Pineapple Upside-Down Cake
Yields one 9-inch cake
- 1 (20 oz. can) canned unsweetened pineapple slices
- 3 tablespoons unsalted butter, cut into small pieces
- ¾ cup packed light brown sugar
- Maraschino cherries
- 2 large eggs
- 2 tablespoons buttermilk
- ½ teaspoon vanilla
- 1 cup all-purpose flour
- ¾ cup granulated sugar
- ¾ teaspoon baking powder
- ¼ teaspoon baking soda
- ¼ teaspoon salt
- 6 tablespoons unsalted butter, softened
- 6 tablespoons buttermilk
Drain pineapple and place in one layer on paper towels to absorb the excess juice.
Preheat oven to 350°F.
Place the 3 tablespoons unsalted butter in a 9×2-inch round cake pan. Place the cake pan in the oven until the butter is melted then remove and tilt to coat all sides with butter. Sprinkle the brown sugar evenly over the bottom of the pan then place the pineapple rings evenly in the bottom of the pan starting with one pineapple ring in the center of the pan. Place the maraschino cherries in the center of each ring and in the spaces between them.

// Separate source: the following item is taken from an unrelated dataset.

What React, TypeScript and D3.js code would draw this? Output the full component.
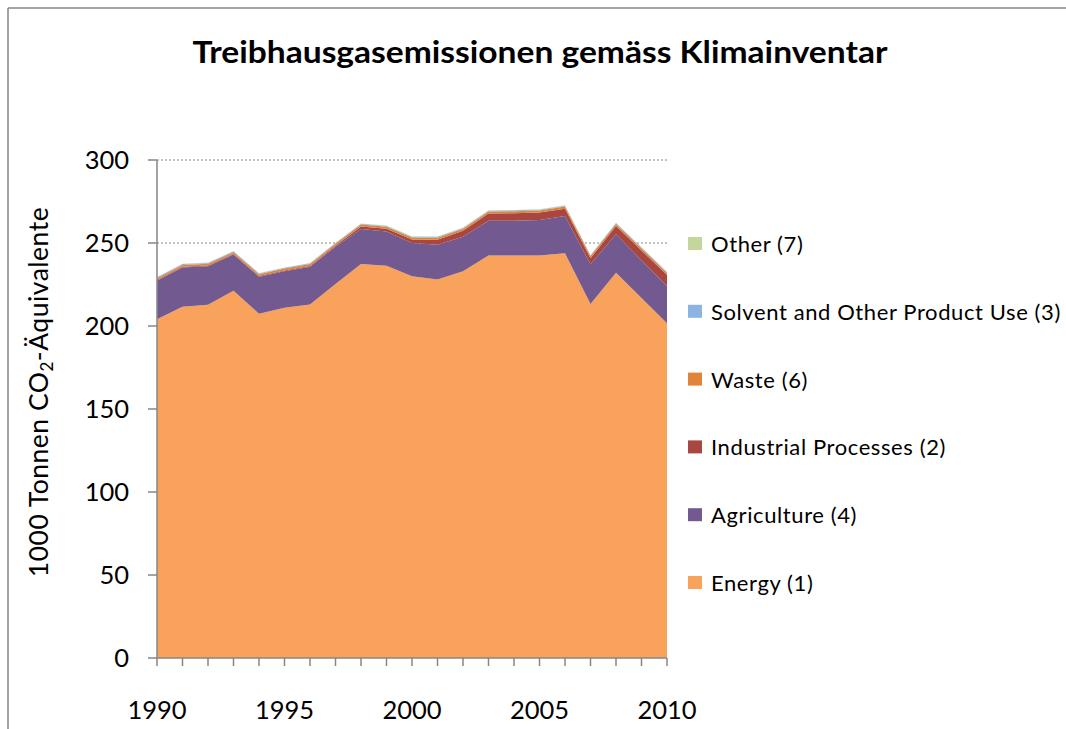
import React from "react";
import * as d3 from "d3";

// Treibhausgasemissionen, 1000 t CO2-Äquivalente
const years = [
  1990, 1991, 1992, 1993, 1994, 1995, 1996, 1997, 1998, 1999, 2000,
  2001, 2002, 2003, 2004, 2005, 2006, 2007, 2008, 2009, 2010,
];
const energy = [
  204, 211.6, 212.8, 221.3, 207.4, 211, 213, 225.3, 237.3, 236.3, 229.9,
  228, 233, 242.4, 242.4, 242.4, 243.8, 213.3, 232.1, 216.9, 201.6,
];
const agriculture = [
  23.3, 23.7, 23.2, 21.7, 22.3, 22, 22.7, 22.5, 21.1, 20.7, 20.1,
  21, 20.8, 21, 21, 21.5, 22.5, 23.9, 23.1, 22.7, 22.5,
];
const industrial = [
  0.4, 0.4, 0.4, 0.4, 0.4, 0.5, 0.5, 0.6, 1.5, 1.6, 2.1,
  3, 3.6, 4.3, 4.5, 4.4, 4.4, 3.6, 5, 5.9, 6.6,
];
const waste = [
  1.1, 1.1, 1.1, 1.1, 1.1, 1.1, 1.1, 1.1, 1.2, 1.2, 1.2,
  1.2, 1.2, 1.3, 1.3, 1.3, 1.3, 1.3, 1.3, 1.3, 1.3,
];
const solvent = [
  0.5, 0.5, 0.5, 0.5, 0.5, 0.5, 0.5, 0.5, 0.5, 0.5, 0.5,
  0.5, 0.5, 0.5, 0.5, 0.5, 0.5, 0.5, 0.5, 0.5, 0.5,
];
const other = [
  0.2, 0.2, 0.2, 0.2, 0.2, 0.2, 0.2, 0.2, 0.2, 0.2, 0.2,
  0.2, 0.2, 0.2, 0.2, 0.2, 0.2, 0.2, 0.2, 0.2, 0.2,
];

const seriesNames = [
  "Energy (1)",
  "Agriculture (4)",
  "Industrial Processes (2)",
  "Waste (6)",
  "Solvent and Other Product Use (3)",
  "Other (7)",
];
const seriesColors = ["#F9A25C", "#725A91", "#A8463F", "#E0843A", "#8DB3E2", "#C3D69B"];
const yTicks = [0, 50, 100, 150, 200, 250, 300];
const xLabels = [1990, 1995, 2000, 2005, 2010];

const font = "Lato, 'Open Sans', sans-serif";

const App = () => {
  const width = 1066;
  const height = 729;
  const plot = { left: 157, right: 667, top: 160, bottom: 658 };

  const values = [energy, agriculture, industrial, waste, solvent, other];
  const rows = years.map((yr, i) => {
    const r: Record<string, number> = { year: yr };
    seriesNames.forEach((n, k) => (r[n] = values[k][i]));
    return r;
  });
  const stacked = d3.stack<Record<string, number>>().keys(seriesNames)(rows);

  const x = d3.scaleLinear().domain([1990, 2010]).range([plot.left, plot.right]);
  const y = d3.scaleLinear().domain([0, 300]).range([plot.bottom, plot.top]);

  const area = d3
    .area<d3.SeriesPoint<Record<string, number>>>()
    .x((d) => x(d.data.year))
    .y0((d) => y(d[0]))
    .y1((d) => y(d[1]));

  const legendTop = 244;
  const legendStep = 67.8;
  const legendOrder = [...seriesNames].reverse();

  return (
    <svg
      width={width}
      height={height}
      style={{ position: "absolute", left: 0, top: 0 }}
    >
      <rect x={0} y={0} width={width} height={height} fill="#fff" />
      {/* chart frame (only top and left edges are inside the picture) */}
      <line x1={8} x2={width} y1={8} y2={8} stroke="#868686" strokeWidth={1.5} />
      <line x1={8} x2={8} y1={8} y2={height} stroke="#868686" strokeWidth={1.5} />

      <text
        x={540}
        y={63}
        textAnchor="middle"
        fontFamily={font}
        fontWeight="bold"
        fontSize={31}
        textLength={695}
        lengthAdjust="spacingAndGlyphs"
        fill="#000"
      >
        Treibhausgasemissionen gemäss Klimainventar
      </text>

      {/* gridlines */}
      {yTicks
        .filter((t) => t > 0)
        .map((t) => (
          <line
            key={"g" + t}
            x1={plot.left}
            x2={plot.right}
            y1={y(t)}
            y2={y(t)}
            stroke="#868686"
            strokeWidth={1}
            strokeDasharray="2,2"
          />
        ))}

      {/* stacked areas */}
      {stacked.map((s, i) => (
        <path key={s.key} d={area(s) || ""} fill={seriesColors[i]} />
      ))}

      {/* y axis */}
      <line x1={plot.left} x2={plot.left} y1={plot.top} y2={plot.bottom} stroke="#868686" strokeWidth={1.5} />
      {yTicks.map((t) => (
        <g key={"y" + t}>
          <line x1={plot.left - 9} x2={plot.left} y1={y(t)} y2={y(t)} stroke="#868686" strokeWidth={1.5} />
          <text
            x={129}
            y={y(t)}
            dy="0.36em"
            textAnchor="end"
            fontFamily={font}
            fontSize={25.5}
            fill="#000"
          >
            {t}
          </text>
        </g>
      ))}

      {/* x axis */}
      <line x1={plot.left} x2={plot.right} y1={plot.bottom} y2={plot.bottom} stroke="#868686" strokeWidth={1.5} />
      {years.map((yr) => (
        <line
          key={"xt" + yr}
          x1={x(yr)}
          x2={x(yr)}
          y1={plot.bottom}
          y2={plot.bottom + 8}
          stroke="#868686"
          strokeWidth={1.5}
        />
      ))}
      {xLabels.map((yr) => (
        <text
          key={"xl" + yr}
          x={x(yr)}
          y={719}
          textAnchor="middle"
          fontFamily={font}
          fontSize={25.5}
          fill="#000"
        >
          {yr}
        </text>
      ))}

      {/* y axis title */}
      <text
        transform="translate(48,392) rotate(-90)"
        textAnchor="middle"
        fontFamily={font}
        fontSize={26.5}
        letterSpacing={0.5}
        fill="#000"
      >
        1000 Tonnen CO
        <tspan fontSize={17} dy={5}>2</tspan>
        <tspan dy={-5}>-Äquivalente</tspan>
      </text>

      {/* legend */}
      {legendOrder.map((name, i) => {
        const cy = legendTop + i * legendStep;
        const color = seriesColors[seriesNames.indexOf(name)];
        return (
          <g key={name}>
            <rect x={688} y={cy - 7} width={14} height={13} fill={color} />
            <text
              x={711}
              y={cy}
              dy="0.36em"
              fontFamily={font}
              fontSize={22}
              letterSpacing={0.6}
              fill="#000"
            >
              {name}
            </text>
          </g>
        );
      })}
    </svg>
  );
};

export default App;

In a small bowl, whisk together eggs, 2 tablespoons of buttermilk, and vanilla.
In a mixer bowl, whisk together the flour, sugar, baking powder, baking soda and salt. Add the 6 tablespoons of unsalted butter and 6 tablespoons of buttermilk. Beat on low speed until the flour is moistened, then increase the speed to medium, or high if using a handheld mixer, and beat for 1½ minutes. The batter will be stiff. Add one-third of the egg mixture at a time, beating for 20 seconds and scraping the bowl after each addition. Scrape the batter over the pineapple in the pan and spread evenly.
Bake until a toothpick inserted in the cake comes out clean, 35 to 40 minutes. Remove the cake from the oven and tilt the pan in all directions to loosen the cake from the sides of the pan. Let cool for 2 to 3 minutes before unmolding.
Invert a serving platter on top of the pan. Being careful to not burn yourself, use oven mitts!, flip the platter and cake over together to turn the cake onto the platter and remove the pan.